BRIEF ::
Output an exact reproduction of the data.

# Start of STORED DATA

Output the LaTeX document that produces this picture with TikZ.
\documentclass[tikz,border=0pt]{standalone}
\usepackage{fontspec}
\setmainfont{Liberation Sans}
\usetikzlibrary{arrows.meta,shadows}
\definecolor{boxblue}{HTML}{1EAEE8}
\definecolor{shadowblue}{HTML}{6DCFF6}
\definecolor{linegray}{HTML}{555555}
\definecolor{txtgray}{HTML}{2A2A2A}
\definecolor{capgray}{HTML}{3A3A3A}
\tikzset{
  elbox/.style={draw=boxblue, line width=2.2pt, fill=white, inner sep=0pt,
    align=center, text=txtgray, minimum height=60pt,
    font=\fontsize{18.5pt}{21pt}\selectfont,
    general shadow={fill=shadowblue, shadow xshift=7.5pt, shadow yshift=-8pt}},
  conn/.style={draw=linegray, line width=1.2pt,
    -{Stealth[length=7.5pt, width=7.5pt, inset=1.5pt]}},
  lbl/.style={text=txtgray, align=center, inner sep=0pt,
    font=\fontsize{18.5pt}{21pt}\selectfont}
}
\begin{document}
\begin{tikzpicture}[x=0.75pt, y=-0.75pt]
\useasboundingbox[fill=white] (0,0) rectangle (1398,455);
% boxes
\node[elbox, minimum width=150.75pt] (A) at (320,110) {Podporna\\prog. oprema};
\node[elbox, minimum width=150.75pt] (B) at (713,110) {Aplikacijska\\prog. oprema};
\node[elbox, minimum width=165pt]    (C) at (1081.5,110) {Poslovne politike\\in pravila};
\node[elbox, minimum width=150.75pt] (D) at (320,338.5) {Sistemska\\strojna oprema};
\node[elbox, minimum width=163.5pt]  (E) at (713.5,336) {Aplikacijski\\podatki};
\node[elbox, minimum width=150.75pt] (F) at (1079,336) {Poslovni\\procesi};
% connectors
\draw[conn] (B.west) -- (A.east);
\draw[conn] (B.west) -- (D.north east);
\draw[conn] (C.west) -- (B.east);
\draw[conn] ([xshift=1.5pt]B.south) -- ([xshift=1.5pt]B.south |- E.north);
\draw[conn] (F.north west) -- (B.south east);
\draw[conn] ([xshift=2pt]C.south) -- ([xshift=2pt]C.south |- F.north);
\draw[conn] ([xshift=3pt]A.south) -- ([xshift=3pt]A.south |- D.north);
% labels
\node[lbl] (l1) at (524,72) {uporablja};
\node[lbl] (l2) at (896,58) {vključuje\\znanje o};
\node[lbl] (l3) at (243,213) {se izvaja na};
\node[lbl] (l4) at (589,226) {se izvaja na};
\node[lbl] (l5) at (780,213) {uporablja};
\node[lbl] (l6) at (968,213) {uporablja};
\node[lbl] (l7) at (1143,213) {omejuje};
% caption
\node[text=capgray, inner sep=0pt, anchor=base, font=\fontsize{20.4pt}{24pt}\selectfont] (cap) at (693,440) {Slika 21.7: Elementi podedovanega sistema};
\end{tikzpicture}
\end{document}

# End of STORED DATA

THE SOLUTION ::
Output the LaTeX document that produces this picture with TikZ.
\documentclass[tikz,border=0pt]{standalone}
\usepackage{fontspec}
\setmainfont{Liberation Sans}
\usetikzlibrary{arrows.meta,shadows}
\definecolor{boxblue}{HTML}{1EAEE8}
\definecolor{shadowblue}{HTML}{6DCFF6}
\definecolor{linegray}{HTML}{555555}
\definecolor{txtgray}{HTML}{2A2A2A}
\definecolor{capgray}{HTML}{3A3A3A}
\tikzset{
  elbox/.style={draw=boxblue, line width=2.2pt, fill=white, inner sep=0pt,
    align=center, text=txtgray, minimum height=60pt,
    font=\fontsize{18.5pt}{21pt}\selectfont,
    general shadow={fill=shadowblue, shadow xshift=7.5pt, shadow yshift=-8pt}},
  conn/.style={draw=linegray, line width=1.2pt,
    -{Stealth[length=7.5pt, width=7.5pt, inset=1.5pt]}},
  lbl/.style={text=txtgray, align=center, inner sep=0pt,
    font=\fontsize{18.5pt}{21pt}\selectfont}
}
\begin{document}
\begin{tikzpicture}[x=0.75pt, y=-0.75pt]
\useasboundingbox[fill=white] (0,0) rectangle (1398,455);
% boxes
\node[elbox, minimum width=150.75pt] (A) at (320,110) {Podporna\\prog. oprema};
\node[elbox, minimum width=150.75pt] (B) at (713,110) {Aplikacijska\\prog. oprema};
\node[elbox, minimum width=165pt]    (C) at (1081.5,110) {Poslovne politike\\in pravila};
\node[elbox, minimum width=150.75pt] (D) at (320,338.5) {Sistemska\\strojna oprema};
\node[elbox, minimum width=163.5pt]  (E) at (713.5,336) {Aplikacijski\\podatki};
\node[elbox, minimum width=150.75pt] (F) at (1079,336) {Poslovni\\procesi};
% connectors
\draw[conn] (B.west) -- (A.east);
\draw[conn] (B.west) -- (D.north east);
\draw[conn] (C.west) -- (B.east);
\draw[conn] ([xshift=1.5pt]B.south) -- ([xshift=1.5pt]B.south |- E.north);
\draw[conn] (F.north west) -- (B.south east);
\draw[conn] ([xshift=2pt]C.south) -- ([xshift=2pt]C.south |- F.north);
\draw[conn] ([xshift=3pt]A.south) -- ([xshift=3pt]A.south |- D.north);
% labels
\node[lbl] (l1) at (524,72) {uporablja};
\node[lbl] (l2) at (896,58) {vključuje\\znanje o};
\node[lbl] (l3) at (243,213) {se izvaja na};
\node[lbl] (l4) at (589,226) {se izvaja na};
\node[lbl] (l5) at (780,213) {uporablja};
\node[lbl] (l6) at (968,213) {uporablja};
\node[lbl] (l7) at (1143,213) {omejuje};
% caption
\node[text=capgray, inner sep=0pt, anchor=base, font=\fontsize{20.4pt}{24pt}\selectfont] (cap) at (693,440) {Slika 21.7: Elementi podedovanega sistema};
\end{tikzpicture}
\end{document}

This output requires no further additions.